§ Task to complete
Write out again, exactly as they appear, the lines from the line with "Reproduce this chart with Plotly." through the line with "-300000, -320000, -338000]". Do not include any pictures.
* START *
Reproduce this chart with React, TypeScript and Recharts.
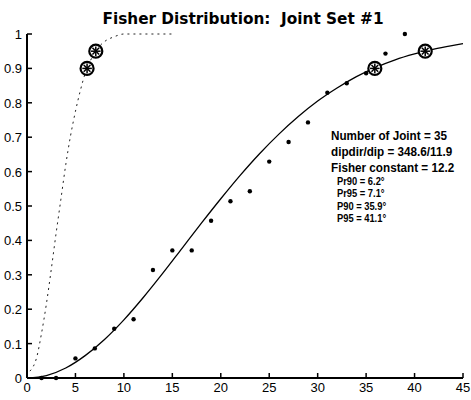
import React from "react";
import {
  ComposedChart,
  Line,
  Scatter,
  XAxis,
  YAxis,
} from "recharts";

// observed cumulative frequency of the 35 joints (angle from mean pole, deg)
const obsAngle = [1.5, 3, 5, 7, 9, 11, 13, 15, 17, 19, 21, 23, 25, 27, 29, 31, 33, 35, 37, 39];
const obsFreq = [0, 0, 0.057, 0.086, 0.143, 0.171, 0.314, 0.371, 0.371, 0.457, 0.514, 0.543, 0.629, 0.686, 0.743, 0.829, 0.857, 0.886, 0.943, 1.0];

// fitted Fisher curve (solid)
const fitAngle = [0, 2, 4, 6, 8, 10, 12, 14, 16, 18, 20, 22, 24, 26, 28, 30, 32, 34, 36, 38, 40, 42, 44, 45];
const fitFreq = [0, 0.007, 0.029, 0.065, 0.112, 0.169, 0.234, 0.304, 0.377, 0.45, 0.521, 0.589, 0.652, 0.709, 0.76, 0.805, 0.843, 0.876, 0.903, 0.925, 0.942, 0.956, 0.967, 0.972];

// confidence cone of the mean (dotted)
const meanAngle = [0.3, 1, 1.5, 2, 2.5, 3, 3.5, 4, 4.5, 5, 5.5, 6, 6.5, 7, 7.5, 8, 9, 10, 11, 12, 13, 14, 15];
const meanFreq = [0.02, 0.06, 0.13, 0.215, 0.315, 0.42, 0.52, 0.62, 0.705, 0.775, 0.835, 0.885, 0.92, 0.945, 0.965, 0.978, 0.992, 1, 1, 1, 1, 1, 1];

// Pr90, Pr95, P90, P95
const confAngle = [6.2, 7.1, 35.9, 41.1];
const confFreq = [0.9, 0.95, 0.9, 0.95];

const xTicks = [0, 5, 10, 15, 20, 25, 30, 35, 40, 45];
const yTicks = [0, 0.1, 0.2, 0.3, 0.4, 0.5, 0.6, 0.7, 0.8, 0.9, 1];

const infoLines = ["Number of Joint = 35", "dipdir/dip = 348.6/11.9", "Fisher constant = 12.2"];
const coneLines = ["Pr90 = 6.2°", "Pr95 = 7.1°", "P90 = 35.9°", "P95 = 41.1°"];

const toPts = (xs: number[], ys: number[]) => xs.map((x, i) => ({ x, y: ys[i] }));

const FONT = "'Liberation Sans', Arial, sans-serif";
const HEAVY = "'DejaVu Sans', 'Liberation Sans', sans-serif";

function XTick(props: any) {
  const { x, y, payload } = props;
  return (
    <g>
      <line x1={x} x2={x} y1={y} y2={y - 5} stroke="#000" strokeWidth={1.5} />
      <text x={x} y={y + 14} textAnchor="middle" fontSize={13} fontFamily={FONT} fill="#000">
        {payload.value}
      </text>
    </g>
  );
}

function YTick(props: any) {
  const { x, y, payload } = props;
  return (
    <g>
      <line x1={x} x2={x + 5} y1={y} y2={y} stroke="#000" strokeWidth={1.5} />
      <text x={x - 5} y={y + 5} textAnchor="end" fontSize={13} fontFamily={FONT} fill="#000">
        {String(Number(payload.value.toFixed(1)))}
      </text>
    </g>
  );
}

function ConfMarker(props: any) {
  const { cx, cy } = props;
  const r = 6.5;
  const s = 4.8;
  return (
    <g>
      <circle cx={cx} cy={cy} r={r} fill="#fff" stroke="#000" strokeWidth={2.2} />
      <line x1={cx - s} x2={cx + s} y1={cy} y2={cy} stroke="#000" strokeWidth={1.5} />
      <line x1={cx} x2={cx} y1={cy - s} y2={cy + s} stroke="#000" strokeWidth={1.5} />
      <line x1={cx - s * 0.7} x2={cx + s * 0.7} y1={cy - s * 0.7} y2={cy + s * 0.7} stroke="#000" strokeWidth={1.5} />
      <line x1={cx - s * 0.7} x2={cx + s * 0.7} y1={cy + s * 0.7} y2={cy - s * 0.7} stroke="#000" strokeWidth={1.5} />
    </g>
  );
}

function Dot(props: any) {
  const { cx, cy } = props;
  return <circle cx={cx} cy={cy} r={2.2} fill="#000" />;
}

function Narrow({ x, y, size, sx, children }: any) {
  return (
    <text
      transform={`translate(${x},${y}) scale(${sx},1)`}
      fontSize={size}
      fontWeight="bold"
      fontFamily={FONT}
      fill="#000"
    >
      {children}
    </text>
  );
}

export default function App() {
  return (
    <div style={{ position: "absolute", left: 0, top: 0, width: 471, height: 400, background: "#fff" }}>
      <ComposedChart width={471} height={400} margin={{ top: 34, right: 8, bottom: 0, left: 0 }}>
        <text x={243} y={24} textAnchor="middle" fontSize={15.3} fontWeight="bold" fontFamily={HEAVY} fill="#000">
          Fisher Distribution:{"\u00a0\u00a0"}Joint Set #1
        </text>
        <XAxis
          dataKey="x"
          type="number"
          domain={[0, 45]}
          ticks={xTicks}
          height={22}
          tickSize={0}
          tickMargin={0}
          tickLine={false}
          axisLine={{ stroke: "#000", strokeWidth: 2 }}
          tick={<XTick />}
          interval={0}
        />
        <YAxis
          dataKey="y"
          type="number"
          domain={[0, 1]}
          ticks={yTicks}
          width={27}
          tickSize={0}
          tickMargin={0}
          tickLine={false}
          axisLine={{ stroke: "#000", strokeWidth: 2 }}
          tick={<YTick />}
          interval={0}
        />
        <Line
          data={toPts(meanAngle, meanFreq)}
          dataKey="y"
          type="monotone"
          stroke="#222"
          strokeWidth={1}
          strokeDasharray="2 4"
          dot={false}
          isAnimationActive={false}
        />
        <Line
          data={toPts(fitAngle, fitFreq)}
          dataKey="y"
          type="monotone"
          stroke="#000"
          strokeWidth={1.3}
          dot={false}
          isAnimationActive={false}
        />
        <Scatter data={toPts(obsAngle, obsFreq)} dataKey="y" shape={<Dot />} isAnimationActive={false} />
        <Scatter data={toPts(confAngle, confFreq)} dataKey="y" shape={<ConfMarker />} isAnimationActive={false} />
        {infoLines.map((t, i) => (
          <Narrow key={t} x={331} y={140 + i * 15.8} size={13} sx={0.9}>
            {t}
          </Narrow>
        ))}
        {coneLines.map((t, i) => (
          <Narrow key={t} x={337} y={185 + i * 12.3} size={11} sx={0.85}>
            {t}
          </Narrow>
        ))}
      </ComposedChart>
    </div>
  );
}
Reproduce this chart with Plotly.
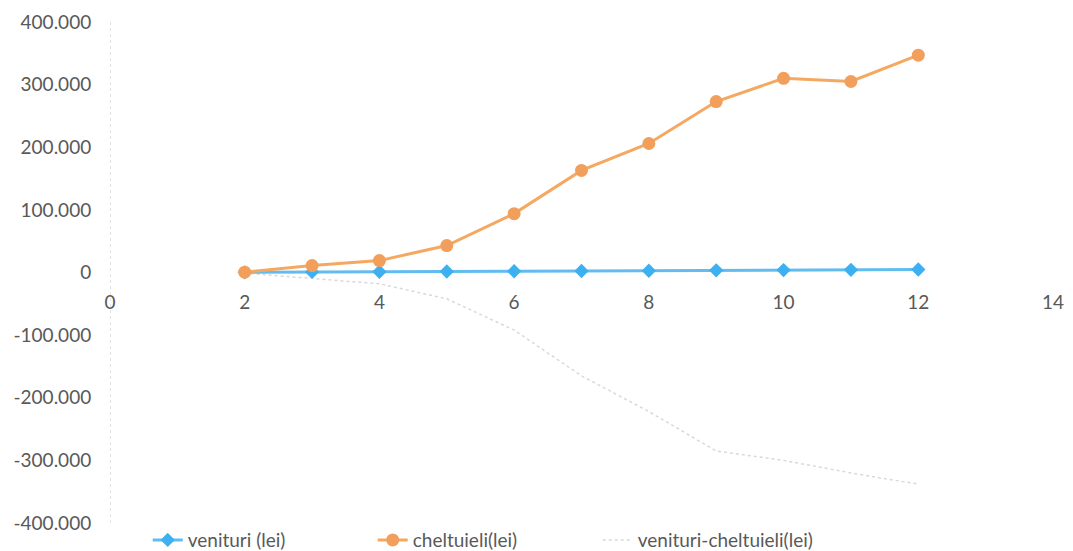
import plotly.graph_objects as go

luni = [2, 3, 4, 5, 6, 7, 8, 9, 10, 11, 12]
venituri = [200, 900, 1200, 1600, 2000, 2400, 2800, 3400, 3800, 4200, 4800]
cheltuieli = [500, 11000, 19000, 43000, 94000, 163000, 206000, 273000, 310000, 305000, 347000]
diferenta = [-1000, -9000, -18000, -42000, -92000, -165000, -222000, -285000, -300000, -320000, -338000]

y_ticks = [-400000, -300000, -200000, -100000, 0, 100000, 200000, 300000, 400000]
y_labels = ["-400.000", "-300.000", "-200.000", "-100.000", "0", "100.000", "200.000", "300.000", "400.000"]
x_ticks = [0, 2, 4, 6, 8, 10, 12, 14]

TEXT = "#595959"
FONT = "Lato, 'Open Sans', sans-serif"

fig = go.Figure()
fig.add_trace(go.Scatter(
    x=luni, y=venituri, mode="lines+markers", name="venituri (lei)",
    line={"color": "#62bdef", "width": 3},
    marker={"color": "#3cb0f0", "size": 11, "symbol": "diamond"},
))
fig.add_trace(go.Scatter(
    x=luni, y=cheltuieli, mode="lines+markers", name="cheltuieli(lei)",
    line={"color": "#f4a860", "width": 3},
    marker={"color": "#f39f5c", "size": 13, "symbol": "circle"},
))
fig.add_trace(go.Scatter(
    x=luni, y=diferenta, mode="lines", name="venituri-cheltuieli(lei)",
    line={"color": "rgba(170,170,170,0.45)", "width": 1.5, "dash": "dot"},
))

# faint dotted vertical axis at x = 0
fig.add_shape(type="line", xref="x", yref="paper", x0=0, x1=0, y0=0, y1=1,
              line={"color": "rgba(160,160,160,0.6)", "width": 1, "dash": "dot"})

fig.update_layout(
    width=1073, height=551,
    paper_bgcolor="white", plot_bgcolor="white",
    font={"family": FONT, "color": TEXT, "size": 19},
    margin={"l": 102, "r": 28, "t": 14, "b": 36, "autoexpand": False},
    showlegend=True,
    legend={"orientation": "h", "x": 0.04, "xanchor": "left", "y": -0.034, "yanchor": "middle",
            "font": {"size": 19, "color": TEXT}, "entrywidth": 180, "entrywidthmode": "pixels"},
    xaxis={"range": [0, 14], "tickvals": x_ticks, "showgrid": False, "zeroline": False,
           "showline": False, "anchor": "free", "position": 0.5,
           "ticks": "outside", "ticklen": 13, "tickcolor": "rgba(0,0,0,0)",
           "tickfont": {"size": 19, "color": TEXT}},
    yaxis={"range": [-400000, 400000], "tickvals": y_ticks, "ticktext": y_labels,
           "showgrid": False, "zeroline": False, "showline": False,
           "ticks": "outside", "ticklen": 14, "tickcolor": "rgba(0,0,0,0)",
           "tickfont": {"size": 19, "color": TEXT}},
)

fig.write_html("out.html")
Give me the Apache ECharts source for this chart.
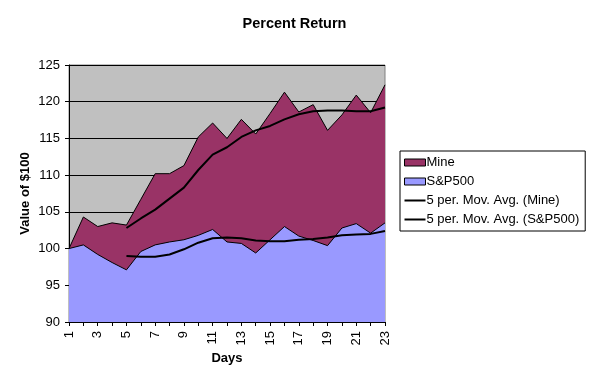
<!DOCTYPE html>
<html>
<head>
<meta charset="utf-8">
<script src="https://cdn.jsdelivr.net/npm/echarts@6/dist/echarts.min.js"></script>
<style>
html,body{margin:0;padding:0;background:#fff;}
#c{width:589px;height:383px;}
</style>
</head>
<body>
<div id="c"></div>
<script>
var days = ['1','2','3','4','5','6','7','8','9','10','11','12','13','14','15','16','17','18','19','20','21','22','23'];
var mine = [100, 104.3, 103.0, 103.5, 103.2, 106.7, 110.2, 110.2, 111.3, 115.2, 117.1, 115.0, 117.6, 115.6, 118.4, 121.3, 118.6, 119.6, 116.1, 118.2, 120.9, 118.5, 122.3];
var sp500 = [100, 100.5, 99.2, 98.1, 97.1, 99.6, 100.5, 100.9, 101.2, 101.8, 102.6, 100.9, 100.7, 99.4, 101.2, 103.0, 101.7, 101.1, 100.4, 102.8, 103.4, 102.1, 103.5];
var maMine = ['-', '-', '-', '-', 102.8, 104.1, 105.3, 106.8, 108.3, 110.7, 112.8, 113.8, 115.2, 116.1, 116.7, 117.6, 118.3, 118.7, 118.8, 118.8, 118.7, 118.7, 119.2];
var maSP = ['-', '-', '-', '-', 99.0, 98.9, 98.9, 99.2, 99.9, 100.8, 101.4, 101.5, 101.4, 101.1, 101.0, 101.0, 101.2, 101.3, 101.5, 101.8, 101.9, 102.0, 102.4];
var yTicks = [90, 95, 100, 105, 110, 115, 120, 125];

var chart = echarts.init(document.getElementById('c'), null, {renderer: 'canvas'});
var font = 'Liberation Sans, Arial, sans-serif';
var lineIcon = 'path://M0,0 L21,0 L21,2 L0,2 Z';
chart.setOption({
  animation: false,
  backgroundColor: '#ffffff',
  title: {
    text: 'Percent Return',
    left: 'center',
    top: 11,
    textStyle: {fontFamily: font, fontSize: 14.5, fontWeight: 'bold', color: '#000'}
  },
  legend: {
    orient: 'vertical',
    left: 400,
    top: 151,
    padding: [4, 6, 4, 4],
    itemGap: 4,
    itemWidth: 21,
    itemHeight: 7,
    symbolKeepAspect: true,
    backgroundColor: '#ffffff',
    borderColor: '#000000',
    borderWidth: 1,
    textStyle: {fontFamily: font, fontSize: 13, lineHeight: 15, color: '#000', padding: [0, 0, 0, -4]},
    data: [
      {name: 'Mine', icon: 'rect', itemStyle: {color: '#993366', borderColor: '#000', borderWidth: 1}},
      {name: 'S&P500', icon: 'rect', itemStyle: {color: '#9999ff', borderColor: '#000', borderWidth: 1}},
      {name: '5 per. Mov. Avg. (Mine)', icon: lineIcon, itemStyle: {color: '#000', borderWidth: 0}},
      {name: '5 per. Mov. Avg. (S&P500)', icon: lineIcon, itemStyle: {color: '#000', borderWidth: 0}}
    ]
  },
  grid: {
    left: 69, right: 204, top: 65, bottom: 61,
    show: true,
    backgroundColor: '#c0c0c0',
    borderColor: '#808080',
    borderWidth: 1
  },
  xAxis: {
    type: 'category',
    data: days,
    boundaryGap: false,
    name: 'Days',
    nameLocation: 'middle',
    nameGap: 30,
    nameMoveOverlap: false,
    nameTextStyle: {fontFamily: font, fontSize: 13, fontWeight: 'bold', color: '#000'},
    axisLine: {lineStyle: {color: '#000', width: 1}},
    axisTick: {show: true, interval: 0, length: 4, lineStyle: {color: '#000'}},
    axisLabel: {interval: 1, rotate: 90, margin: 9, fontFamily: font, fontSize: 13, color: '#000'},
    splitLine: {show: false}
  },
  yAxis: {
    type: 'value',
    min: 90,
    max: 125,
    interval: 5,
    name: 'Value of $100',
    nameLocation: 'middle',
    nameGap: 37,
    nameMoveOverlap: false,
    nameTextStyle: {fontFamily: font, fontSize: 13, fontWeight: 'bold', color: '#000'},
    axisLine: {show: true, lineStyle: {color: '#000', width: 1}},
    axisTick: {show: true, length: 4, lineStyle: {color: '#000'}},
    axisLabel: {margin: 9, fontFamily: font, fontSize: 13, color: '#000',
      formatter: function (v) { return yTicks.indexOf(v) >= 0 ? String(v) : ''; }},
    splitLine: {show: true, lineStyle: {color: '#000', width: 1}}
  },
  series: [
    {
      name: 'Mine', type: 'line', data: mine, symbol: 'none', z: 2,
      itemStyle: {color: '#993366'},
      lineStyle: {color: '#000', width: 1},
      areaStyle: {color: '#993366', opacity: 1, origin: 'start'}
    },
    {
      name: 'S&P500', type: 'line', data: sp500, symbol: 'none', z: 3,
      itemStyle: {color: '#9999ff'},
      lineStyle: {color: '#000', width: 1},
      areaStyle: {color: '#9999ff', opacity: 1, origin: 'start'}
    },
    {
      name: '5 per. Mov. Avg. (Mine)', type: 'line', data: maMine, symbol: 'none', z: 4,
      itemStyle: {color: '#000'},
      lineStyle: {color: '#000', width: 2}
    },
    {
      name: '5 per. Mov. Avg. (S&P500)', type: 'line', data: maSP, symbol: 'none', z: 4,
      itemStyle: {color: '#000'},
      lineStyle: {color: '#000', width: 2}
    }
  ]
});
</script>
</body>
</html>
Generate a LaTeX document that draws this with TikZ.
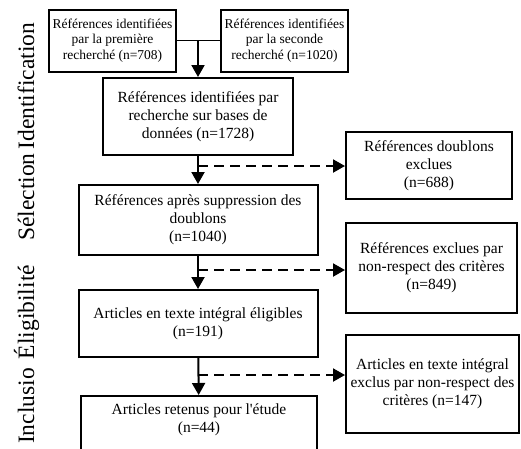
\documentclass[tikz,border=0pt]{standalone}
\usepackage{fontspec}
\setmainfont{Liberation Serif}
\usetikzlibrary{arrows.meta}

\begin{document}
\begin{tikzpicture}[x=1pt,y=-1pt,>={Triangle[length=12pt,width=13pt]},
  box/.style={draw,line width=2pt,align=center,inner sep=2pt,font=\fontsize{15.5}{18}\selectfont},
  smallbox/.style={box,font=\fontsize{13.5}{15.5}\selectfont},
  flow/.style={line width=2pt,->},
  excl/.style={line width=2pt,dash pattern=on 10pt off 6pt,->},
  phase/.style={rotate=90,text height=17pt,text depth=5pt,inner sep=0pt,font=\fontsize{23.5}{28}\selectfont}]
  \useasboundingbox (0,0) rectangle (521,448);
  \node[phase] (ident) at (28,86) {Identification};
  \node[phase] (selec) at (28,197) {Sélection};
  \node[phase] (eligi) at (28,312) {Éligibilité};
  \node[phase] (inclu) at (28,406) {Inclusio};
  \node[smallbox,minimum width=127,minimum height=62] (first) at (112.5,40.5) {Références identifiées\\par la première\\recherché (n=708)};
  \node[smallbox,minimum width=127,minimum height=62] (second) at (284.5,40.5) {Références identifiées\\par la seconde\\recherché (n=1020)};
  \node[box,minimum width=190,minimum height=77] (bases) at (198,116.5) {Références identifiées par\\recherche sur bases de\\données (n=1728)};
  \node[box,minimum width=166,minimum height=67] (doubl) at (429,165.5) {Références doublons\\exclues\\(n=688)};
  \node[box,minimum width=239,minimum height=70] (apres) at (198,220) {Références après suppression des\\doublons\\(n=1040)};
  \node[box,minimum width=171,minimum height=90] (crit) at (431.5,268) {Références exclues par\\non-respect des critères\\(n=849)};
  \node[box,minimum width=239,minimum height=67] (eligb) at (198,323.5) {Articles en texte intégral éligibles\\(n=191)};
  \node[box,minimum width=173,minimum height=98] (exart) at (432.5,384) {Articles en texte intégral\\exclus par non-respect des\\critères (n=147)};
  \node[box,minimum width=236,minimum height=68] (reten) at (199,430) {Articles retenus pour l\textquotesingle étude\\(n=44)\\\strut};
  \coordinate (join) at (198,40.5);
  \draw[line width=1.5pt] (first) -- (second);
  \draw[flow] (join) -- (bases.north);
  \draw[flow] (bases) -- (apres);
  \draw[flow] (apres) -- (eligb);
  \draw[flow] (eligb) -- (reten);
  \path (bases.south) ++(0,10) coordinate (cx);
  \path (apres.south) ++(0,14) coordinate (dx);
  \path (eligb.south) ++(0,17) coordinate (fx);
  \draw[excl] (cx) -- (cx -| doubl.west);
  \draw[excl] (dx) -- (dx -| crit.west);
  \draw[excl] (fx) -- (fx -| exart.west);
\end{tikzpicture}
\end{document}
* END *
§ Output
Reproduce this chart with Plotly.
import plotly.graph_objects as go

luni = [2, 3, 4, 5, 6, 7, 8, 9, 10, 11, 12]
venituri = [200, 900, 1200, 1600, 2000, 2400, 2800, 3400, 3800, 4200, 4800]
cheltuieli = [500, 11000, 19000, 43000, 94000, 163000, 206000, 273000, 310000, 305000, 347000]
diferenta = [-1000, -9000, -18000, -42000, -92000, -165000, -222000, -285000, -300000, -320000, -338000]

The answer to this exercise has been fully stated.